>>>>

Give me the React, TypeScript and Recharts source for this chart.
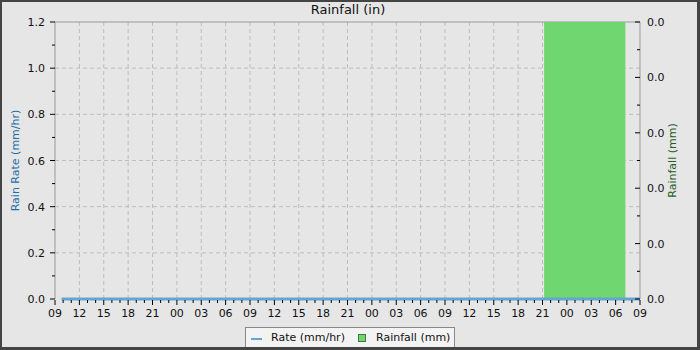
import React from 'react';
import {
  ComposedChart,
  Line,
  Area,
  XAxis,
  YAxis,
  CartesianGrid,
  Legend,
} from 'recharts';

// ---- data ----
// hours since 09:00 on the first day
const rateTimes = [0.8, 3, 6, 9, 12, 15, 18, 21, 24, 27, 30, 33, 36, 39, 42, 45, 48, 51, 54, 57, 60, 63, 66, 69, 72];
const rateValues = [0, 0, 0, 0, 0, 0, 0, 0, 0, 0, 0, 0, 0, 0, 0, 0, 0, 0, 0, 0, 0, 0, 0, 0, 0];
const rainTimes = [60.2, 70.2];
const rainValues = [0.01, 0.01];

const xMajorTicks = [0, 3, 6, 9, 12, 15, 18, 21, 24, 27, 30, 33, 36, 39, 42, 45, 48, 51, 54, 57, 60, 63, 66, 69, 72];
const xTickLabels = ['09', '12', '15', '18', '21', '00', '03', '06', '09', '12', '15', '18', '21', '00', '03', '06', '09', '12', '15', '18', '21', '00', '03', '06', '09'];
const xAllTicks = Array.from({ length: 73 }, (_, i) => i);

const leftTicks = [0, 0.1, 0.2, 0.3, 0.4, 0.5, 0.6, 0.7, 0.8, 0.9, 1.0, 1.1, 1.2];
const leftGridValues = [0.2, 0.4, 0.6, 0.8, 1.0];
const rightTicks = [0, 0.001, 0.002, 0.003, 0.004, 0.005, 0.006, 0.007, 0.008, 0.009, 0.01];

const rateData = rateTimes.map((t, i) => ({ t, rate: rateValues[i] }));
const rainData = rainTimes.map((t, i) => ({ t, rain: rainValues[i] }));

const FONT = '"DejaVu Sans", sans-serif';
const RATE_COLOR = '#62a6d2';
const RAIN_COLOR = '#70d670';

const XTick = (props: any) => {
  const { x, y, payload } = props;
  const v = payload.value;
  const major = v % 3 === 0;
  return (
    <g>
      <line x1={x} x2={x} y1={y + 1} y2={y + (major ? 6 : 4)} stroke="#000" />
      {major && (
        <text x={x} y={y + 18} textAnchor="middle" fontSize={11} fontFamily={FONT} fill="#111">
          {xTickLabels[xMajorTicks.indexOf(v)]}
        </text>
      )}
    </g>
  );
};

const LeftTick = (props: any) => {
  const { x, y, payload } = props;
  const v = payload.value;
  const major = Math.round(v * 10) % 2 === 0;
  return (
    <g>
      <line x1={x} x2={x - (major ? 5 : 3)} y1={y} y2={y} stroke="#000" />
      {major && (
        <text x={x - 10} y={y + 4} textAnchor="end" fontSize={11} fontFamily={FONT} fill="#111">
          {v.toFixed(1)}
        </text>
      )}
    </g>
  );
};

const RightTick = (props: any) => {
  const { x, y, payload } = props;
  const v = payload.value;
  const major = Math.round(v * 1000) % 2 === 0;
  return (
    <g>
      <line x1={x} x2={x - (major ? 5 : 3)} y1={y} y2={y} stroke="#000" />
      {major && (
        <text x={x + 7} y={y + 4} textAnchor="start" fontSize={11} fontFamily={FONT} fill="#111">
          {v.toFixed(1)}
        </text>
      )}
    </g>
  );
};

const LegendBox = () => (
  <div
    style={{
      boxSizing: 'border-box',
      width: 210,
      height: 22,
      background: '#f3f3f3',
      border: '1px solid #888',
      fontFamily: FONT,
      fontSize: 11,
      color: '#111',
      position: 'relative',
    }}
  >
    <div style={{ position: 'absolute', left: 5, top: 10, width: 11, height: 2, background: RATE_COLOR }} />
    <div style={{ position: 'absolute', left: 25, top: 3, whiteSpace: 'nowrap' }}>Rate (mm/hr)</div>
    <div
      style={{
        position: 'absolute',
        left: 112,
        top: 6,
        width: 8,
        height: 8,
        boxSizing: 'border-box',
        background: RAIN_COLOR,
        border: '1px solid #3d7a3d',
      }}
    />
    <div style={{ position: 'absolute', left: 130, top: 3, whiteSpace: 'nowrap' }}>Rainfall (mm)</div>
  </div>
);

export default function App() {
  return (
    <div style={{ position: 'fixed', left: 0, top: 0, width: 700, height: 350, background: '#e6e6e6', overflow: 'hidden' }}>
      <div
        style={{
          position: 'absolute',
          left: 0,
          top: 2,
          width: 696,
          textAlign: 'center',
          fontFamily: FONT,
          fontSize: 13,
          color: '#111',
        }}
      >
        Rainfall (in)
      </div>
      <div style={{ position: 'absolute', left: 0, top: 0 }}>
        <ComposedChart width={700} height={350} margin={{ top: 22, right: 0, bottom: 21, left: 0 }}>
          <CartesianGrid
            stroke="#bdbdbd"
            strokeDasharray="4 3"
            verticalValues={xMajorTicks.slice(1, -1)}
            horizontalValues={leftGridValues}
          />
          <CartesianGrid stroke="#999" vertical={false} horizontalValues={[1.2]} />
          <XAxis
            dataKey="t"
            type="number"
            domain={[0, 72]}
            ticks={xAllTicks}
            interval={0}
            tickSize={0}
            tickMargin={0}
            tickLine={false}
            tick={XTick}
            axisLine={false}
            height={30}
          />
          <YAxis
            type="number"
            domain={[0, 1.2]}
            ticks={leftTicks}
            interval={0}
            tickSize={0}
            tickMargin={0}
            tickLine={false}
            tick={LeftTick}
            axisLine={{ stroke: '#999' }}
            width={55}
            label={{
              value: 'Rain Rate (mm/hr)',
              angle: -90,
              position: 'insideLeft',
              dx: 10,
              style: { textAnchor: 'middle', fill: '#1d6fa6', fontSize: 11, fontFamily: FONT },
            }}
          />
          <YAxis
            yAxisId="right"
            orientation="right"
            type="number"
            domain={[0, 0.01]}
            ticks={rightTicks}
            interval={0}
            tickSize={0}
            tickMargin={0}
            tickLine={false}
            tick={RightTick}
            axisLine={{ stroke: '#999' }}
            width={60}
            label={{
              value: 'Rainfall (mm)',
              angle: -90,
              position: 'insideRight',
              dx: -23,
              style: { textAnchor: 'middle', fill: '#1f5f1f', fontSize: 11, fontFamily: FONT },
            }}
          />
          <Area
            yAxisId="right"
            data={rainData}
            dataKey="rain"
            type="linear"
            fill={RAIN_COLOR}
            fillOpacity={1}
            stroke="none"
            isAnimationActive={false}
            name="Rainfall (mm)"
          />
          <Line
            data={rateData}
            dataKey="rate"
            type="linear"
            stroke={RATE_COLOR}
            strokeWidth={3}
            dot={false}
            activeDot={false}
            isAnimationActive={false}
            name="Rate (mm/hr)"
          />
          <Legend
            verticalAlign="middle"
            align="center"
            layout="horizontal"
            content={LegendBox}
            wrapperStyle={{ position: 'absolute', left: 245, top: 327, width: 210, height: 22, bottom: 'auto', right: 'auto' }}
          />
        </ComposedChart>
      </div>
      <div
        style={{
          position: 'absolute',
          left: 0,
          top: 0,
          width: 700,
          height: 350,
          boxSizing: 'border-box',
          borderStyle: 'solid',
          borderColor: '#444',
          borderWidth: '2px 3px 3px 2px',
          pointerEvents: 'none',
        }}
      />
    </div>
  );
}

<<<<
>>>>

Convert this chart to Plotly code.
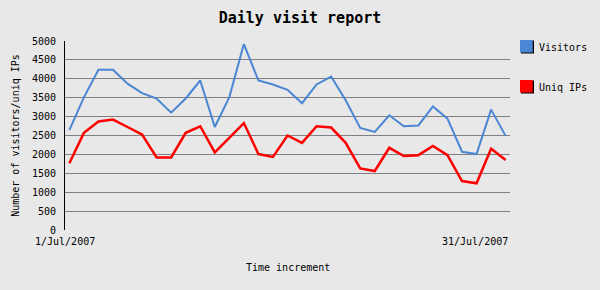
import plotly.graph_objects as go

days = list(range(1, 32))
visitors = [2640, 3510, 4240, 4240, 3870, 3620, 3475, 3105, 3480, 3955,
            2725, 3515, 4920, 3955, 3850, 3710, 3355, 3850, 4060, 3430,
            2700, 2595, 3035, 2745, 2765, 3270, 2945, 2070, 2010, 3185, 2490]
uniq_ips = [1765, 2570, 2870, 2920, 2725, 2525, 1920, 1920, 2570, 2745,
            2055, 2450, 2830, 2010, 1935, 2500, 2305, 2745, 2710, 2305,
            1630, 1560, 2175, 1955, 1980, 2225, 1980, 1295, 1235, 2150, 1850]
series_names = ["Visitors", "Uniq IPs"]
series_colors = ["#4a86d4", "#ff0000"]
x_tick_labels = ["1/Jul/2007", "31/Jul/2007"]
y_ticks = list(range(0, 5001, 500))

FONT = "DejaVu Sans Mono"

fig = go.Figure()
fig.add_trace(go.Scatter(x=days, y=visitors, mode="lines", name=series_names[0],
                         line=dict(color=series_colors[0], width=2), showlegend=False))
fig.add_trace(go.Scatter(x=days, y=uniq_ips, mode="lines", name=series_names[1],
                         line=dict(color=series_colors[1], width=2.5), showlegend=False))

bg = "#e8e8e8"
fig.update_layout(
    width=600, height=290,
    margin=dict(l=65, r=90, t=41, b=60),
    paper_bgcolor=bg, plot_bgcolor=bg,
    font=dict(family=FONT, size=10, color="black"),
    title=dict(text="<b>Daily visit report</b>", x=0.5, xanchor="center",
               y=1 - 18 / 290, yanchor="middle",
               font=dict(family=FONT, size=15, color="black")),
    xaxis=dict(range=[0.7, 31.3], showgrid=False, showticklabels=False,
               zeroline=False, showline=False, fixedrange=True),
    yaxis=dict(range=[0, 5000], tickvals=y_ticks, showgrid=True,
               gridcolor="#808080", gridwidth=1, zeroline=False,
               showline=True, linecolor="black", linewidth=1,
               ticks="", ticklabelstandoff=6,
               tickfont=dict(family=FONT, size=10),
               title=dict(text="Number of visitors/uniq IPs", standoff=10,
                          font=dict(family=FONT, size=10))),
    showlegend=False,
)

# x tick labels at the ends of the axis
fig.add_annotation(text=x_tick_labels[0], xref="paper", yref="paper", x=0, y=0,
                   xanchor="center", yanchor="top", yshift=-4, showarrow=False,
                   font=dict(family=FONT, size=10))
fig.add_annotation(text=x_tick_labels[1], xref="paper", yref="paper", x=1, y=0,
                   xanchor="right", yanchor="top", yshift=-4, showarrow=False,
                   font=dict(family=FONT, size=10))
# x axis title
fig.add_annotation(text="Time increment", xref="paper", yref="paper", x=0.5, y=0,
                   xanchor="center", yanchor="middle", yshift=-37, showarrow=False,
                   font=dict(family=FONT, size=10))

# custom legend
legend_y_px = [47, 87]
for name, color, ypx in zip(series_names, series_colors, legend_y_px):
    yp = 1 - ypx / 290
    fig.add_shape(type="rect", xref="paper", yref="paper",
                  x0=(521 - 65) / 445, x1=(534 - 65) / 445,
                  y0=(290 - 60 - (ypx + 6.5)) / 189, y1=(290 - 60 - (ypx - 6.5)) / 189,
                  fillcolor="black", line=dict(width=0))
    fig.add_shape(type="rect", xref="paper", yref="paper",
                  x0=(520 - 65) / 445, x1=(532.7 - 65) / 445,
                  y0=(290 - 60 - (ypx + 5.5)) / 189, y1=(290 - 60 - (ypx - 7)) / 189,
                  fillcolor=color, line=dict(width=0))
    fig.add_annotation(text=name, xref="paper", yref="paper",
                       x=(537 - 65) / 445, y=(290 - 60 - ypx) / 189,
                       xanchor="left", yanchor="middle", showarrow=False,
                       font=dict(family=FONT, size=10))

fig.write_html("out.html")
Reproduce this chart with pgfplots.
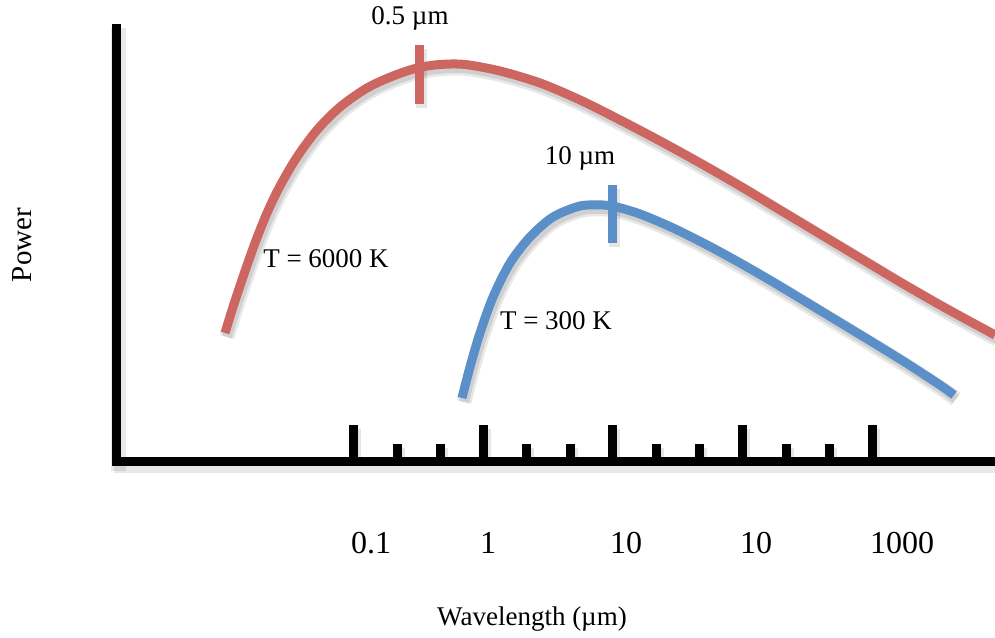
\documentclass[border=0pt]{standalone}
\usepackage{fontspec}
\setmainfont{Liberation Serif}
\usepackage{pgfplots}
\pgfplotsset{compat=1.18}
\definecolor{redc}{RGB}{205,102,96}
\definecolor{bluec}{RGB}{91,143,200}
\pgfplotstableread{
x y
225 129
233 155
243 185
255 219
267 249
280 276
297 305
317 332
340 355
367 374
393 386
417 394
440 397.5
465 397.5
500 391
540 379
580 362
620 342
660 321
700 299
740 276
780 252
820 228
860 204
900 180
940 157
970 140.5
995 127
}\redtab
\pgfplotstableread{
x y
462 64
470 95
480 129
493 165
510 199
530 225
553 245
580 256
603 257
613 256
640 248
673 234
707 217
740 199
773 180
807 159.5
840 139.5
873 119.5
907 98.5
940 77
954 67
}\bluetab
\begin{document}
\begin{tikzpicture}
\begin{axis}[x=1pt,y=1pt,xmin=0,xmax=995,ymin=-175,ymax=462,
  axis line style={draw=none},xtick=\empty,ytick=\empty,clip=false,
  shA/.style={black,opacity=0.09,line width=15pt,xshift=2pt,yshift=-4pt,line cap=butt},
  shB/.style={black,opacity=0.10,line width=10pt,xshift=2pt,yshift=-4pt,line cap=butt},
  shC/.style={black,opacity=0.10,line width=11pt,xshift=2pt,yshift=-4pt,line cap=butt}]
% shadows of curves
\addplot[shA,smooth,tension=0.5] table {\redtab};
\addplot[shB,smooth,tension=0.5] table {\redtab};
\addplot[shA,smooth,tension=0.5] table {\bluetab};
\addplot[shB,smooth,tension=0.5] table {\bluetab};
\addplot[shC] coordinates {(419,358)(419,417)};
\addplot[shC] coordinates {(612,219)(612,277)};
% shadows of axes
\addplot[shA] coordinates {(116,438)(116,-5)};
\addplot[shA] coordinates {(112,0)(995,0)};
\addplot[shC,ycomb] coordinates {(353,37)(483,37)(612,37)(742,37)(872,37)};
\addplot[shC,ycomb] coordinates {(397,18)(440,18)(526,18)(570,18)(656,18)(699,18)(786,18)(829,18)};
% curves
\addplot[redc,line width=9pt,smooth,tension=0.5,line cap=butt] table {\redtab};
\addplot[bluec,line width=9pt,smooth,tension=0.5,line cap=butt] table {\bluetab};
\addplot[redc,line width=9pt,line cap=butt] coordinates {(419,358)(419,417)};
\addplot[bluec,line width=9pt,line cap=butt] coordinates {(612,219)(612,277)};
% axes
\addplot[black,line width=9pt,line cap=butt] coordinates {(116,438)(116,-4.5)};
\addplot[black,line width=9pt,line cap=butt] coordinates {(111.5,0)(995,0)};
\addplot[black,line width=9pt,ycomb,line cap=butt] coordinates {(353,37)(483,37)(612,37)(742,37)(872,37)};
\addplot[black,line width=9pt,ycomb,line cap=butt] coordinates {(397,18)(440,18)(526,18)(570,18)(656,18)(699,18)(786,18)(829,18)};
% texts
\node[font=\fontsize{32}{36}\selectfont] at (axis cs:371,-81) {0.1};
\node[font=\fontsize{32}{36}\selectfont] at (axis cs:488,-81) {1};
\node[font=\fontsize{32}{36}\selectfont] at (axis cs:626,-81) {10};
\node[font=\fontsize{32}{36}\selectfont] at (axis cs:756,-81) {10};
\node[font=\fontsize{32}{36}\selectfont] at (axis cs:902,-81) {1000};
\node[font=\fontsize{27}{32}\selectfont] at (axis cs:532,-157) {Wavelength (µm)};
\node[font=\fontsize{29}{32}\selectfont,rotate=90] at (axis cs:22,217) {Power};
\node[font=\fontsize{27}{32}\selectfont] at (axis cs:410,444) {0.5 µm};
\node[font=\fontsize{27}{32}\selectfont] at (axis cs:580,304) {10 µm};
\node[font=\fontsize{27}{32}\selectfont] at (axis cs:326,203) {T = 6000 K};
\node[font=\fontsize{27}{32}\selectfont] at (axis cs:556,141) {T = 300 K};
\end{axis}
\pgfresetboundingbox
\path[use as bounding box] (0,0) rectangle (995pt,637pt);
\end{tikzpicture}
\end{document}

<<<<

What you need to do
The copy should hold exactly the lines from the line with "Convert this chart to Plotly code." to the line with "line=dict(color=series_colors[1], width=2.5), showlegend=False))", both ends in, set down without any pictures and with nothing added.

The output
Convert this chart to Plotly code.
import plotly.graph_objects as go

days = list(range(1, 32))
visitors = [2640, 3510, 4240, 4240, 3870, 3620, 3475, 3105, 3480, 3955,
            2725, 3515, 4920, 3955, 3850, 3710, 3355, 3850, 4060, 3430,
            2700, 2595, 3035, 2745, 2765, 3270, 2945, 2070, 2010, 3185, 2490]
uniq_ips = [1765, 2570, 2870, 2920, 2725, 2525, 1920, 1920, 2570, 2745,
            2055, 2450, 2830, 2010, 1935, 2500, 2305, 2745, 2710, 2305,
            1630, 1560, 2175, 1955, 1980, 2225, 1980, 1295, 1235, 2150, 1850]
series_names = ["Visitors", "Uniq IPs"]
series_colors = ["#4a86d4", "#ff0000"]
x_tick_labels = ["1/Jul/2007", "31/Jul/2007"]
y_ticks = list(range(0, 5001, 500))

FONT = "DejaVu Sans Mono"

fig = go.Figure()
fig.add_trace(go.Scatter(x=days, y=visitors, mode="lines", name=series_names[0],
                         line=dict(color=series_colors[0], width=2), showlegend=False))
fig.add_trace(go.Scatter(x=days, y=uniq_ips, mode="lines", name=series_names[1],
                         line=dict(color=series_colors[1], width=2.5), showlegend=False))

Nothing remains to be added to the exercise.